Brakes are awesome, ride a bit harsh on the back but I haven't played around with the settings yet. Handling is sure and confidence inspiring. This is Katana proving to be the allround choice I hoped for.
Magnificent engine. The reported snatchy throttle has not appeared for me but I don't ride like Schwantz on the road (showing my age) This feels very light and responsive on the road when moving.
This Katana is as well built as any Japenese motorcycle I have ever owned (a lot) As yet no corrosion but I use my bikes all year round so we will see later in the year. Plastics are top quality and its nicely put together.
Servicing every 6000 so costs are going to be about average.
Not a lot of the modern electronics found nowadays but I assume that's what Suzuki were intending as this is not that sort of bike. I like the LED lights and the tyres seem fine. Switchgear is very good, horn pathetic, seat very good as is the seating position.
Buying experience: Got this Katana at a good price from R&C Motorcycles in Mildenhall and Callum was helpful and friendly throughout the process.
This is everything I want from a motorcycle minus the small capacity tank. Great build quality, easy to ride, plenty of power in ever gear my cup of tea in the looks department.
If you're taking it easy and gentle with the throttle I'm not getting the snatchy-ness most reviews are claiming in lower gears as I find my ducati far worse in that department. Brakes are progressive with great stopping power.
K5 engine is a dream
With an air-cooled ducati monster and a triumph bonneville in the garage the katana's build just seems to be better in quality maybe due to being a newer bike or what the Japanese are renowned for.

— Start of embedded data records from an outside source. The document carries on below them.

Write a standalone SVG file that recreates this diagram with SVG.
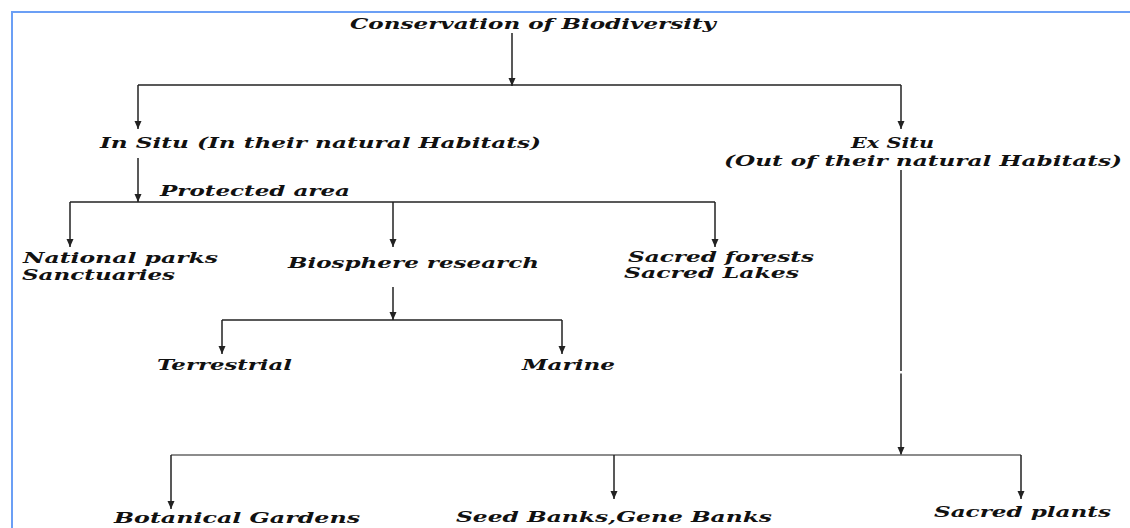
<svg xmlns="http://www.w3.org/2000/svg" width="1130" height="528" viewBox="0 0 1130 528">
<style>
text{font-family:"DejaVu Serif","Liberation Serif",serif;font-style:italic;font-weight:bold;font-size:15px;fill:#111;}
.c{fill:none;stroke:#222;stroke-width:1.5;}
.g{fill:none;stroke:#666;stroke-width:1.5;}
.a{marker-end:url(#ah);}
</style>
<defs>
<marker id="ah" markerUnits="userSpaceOnUse" markerWidth="9" markerHeight="8" refX="8" refY="3.5" orient="auto">
<path d="M0,0 L8,3.5 L0,7 z" fill="#222"/>
</marker>
</defs>
<rect width="1130" height="528" fill="#fff"/>
<path d="M12,528 V12 H1130" fill="none" stroke="#6b9ff5" stroke-width="2"/>
<g id="connectors">
<path class="c a" d="M512,33 V86"/>
<path class="c" d="M138,85 H901"/>
<path class="c a" d="M138,85 V129"/>
<path class="c a" d="M901,85 V129"/>
<path class="c a" d="M138,158 V202"/>
<path class="c" d="M70,202 H715"/>
<path class="c a" d="M70,202 V247"/>
<path class="c a" d="M393,202 V247"/>
<path class="c a" d="M715,202 V247"/>
<path class="c a" d="M393,287 V320"/>
<path class="c" d="M222,320 H562"/>
<path class="c a" d="M222,320 V354"/>
<path class="c a" d="M562,320 V354"/>
<path class="c" d="M901,170 V371"/>
<path class="c a" d="M901,373.5 V455"/>
<path class="g" d="M171,455 H1021"/>
<path class="c a" d="M171,455 V509"/>
<path class="c a" d="M614,455 V499"/>
<path class="c a" d="M1021,455 V499"/>
</g>
<g id="title"><text x="350" y="29" textLength="366" lengthAdjust="spacingAndGlyphs">Conservation of Biodiversity</text></g>
<g id="insitu"><text x="100" y="148" textLength="441" lengthAdjust="spacingAndGlyphs">In Situ (In their natural Habitats)</text></g>
<g id="exsitu"><text x="851" y="148" textLength="83" lengthAdjust="spacingAndGlyphs">Ex Situ</text><text x="724" y="166" textLength="398" lengthAdjust="spacingAndGlyphs">(Out of their natural Habitats)</text></g>
<g id="protected"><text x="160" y="196" textLength="190" lengthAdjust="spacingAndGlyphs">Protected area</text></g>
<g id="national"><text x="23" y="263" textLength="195" lengthAdjust="spacingAndGlyphs">National parks</text><text x="22" y="280" textLength="153" lengthAdjust="spacingAndGlyphs">Sanctuaries</text></g>
<g id="biosphere"><text x="288" y="268" textLength="251" lengthAdjust="spacingAndGlyphs">Biosphere research</text></g>
<g id="sacredforests"><text x="628" y="262" textLength="186" lengthAdjust="spacingAndGlyphs">Sacred forests</text><text x="624" y="278" textLength="175" lengthAdjust="spacingAndGlyphs">Sacred Lakes</text></g>
<g id="terrestrial"><text x="157" y="370" textLength="135" lengthAdjust="spacingAndGlyphs">Terrestrial</text></g>
<g id="marine"><text x="522" y="370" textLength="93" lengthAdjust="spacingAndGlyphs">Marine</text></g>
<g id="botanical"><text x="114" y="523" textLength="246" lengthAdjust="spacingAndGlyphs">Botanical Gardens</text></g>
<g id="seedbanks"><text x="456" y="522" textLength="316" lengthAdjust="spacingAndGlyphs">Seed Banks,Gene Banks</text></g>
<g id="sacredplants"><text x="934" y="517" textLength="177" lengthAdjust="spacingAndGlyphs">Sacred plants</text></g>
</svg>
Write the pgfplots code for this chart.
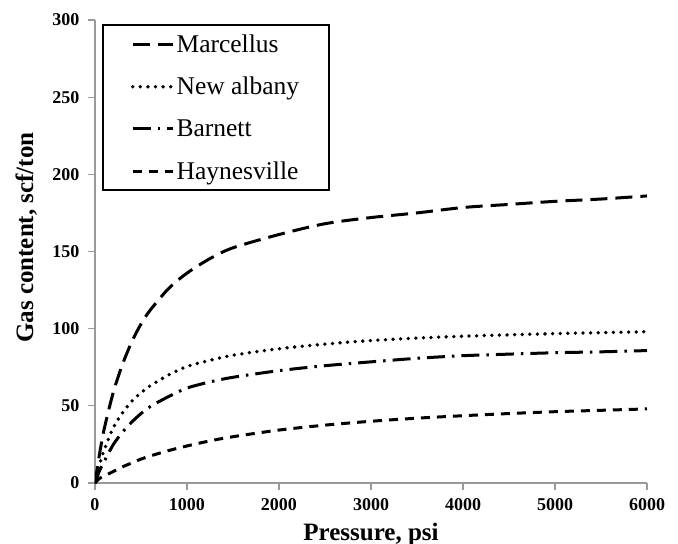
\documentclass[border=0pt]{standalone}
\usepackage{fontspec}
\setmainfont{Liberation Serif}
\usepackage{pgfplots}
\pgfplotsset{compat=1.18}
\begin{document}
\begin{tikzpicture}
\begin{axis}[
  scale only axis,
  width=552pt, height=463pt,
  xmin=0, xmax=6000, ymin=0, ymax=300,
  enlargelimits=false,
  axis lines=left,
  axis line style={-, draw=black!40, line width=1.5pt},
  xtick={0,1000,...,6000},
  ytick={0,50,...,300},
  tick align=outside,
  major tick length=7pt,
  tick style={draw=black!40, line width=1.3pt},
  /pgf/number format/assume math mode=true,
  /pgf/number format/set thousands separator={},
  ticklabel style={font=\bfseries\fontsize{18}{20}\selectfont},
  xticklabel style={anchor=north, yshift=-5pt},
  yticklabel style={anchor=east, xshift=-5pt},
  xlabel={Pressure, psi},
  ylabel={Gas content, scf/ton},
  label style={font=\bfseries\fontsize{25}{28}\selectfont},
  xlabel style={at={(rel axis cs:0.5,0)}, anchor=base, yshift=-57pt},
  ylabel style={at={(rel axis cs:-0.1123,0.53)}, anchor=base},
  legend style={at={(rel axis cs:0.0127,0.991)}, anchor=north west,
    draw=black, line width=1.6pt, font=\fontsize{25.5}{28}\selectfont,
    inner xsep=28pt, inner ysep=7.5pt, row sep=19.5pt},
  legend cell align=left,
  legend image code/.code={\draw[#1] (0pt,0pt) -- (40pt,0pt);},
]
\addplot[black, line width=3pt, dash pattern=on 17pt off 8pt, smooth] coordinates {
(0,0) (50,19) (100,35) (200,59) (300,77) (400,91.5) (500,103) (600,112) (800,126) (1000,136) (1250,145.4) (1500,152.4) (2000,161) (2500,168) (3000,172) (3500,175) (4000,178.5) (4500,180.5) (5000,182.5) (5500,184) (6000,186)};
\addlegendentry{Marcellus}
\addplot[black, line width=3.8pt, line cap=round, dash pattern=on 0pt off 7.6pt, smooth] coordinates {
(0,0) (50,12) (100,21.5) (200,36) (300,45.5) (400,53) (500,58.5) (600,63) (800,70) (1000,75.5) (1250,79.5) (1500,82.8) (2000,87) (2500,90) (3000,92.3) (3500,93.9) (4000,95.1) (4500,96) (5000,96.8) (5500,97.4) (6000,98)};
\addlegendentry{New albany}
\addplot[black, line width=3pt, dash pattern=on 18pt off 7pt on 2.5pt off 7pt, smooth] coordinates {
(0,0) (50,8) (100,14) (200,25) (300,33) (400,39.5) (500,45) (600,49.5) (800,56) (1000,61.5) (1250,65.5) (1500,68.5) (2000,72.8) (2500,76) (3000,78.5) (3500,80.8) (4000,82.5) (4500,83.5) (5000,84.4) (5500,85) (6000,85.8)};
\addlegendentry{Barnett}
\addplot[black, line width=3pt, dash pattern=on 9pt off 7pt, smooth] coordinates {
(0,0) (50,3) (100,4.5) (200,7.5) (300,10.5) (400,13) (500,15.5) (600,17.5) (800,21) (1000,24) (1250,27.3) (1500,30) (2000,34.3) (2500,37.5) (3000,40) (3500,42) (4000,43.6) (4500,45) (5000,46.2) (5500,47.1) (6000,48)};
\addlegendentry{Haynesville}
\coordinate (O) at (rel axis cs:0,0);
\end{axis}
\pgfresetboundingbox
\path[use as bounding box] ([shift={(-95pt,-61pt)}]O) rectangle ([shift={(583pt,483pt)}]O);
\end{tikzpicture}
\end{document}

Where I live the katana is 1.5k GBP (equivalent) cheaper than the likes of the cb1000r and 800 GBP cheaper than the z900rs cafe which was both on my list of bikes to consider. With the specs, the katana seemed a no-brainer.
Everything you need, no fly-by-wire or riding modes which I think is better for it. LCD screen although cool is difficult to read.
Buying experience: Excellent. B&B in Lincoln are fantastic.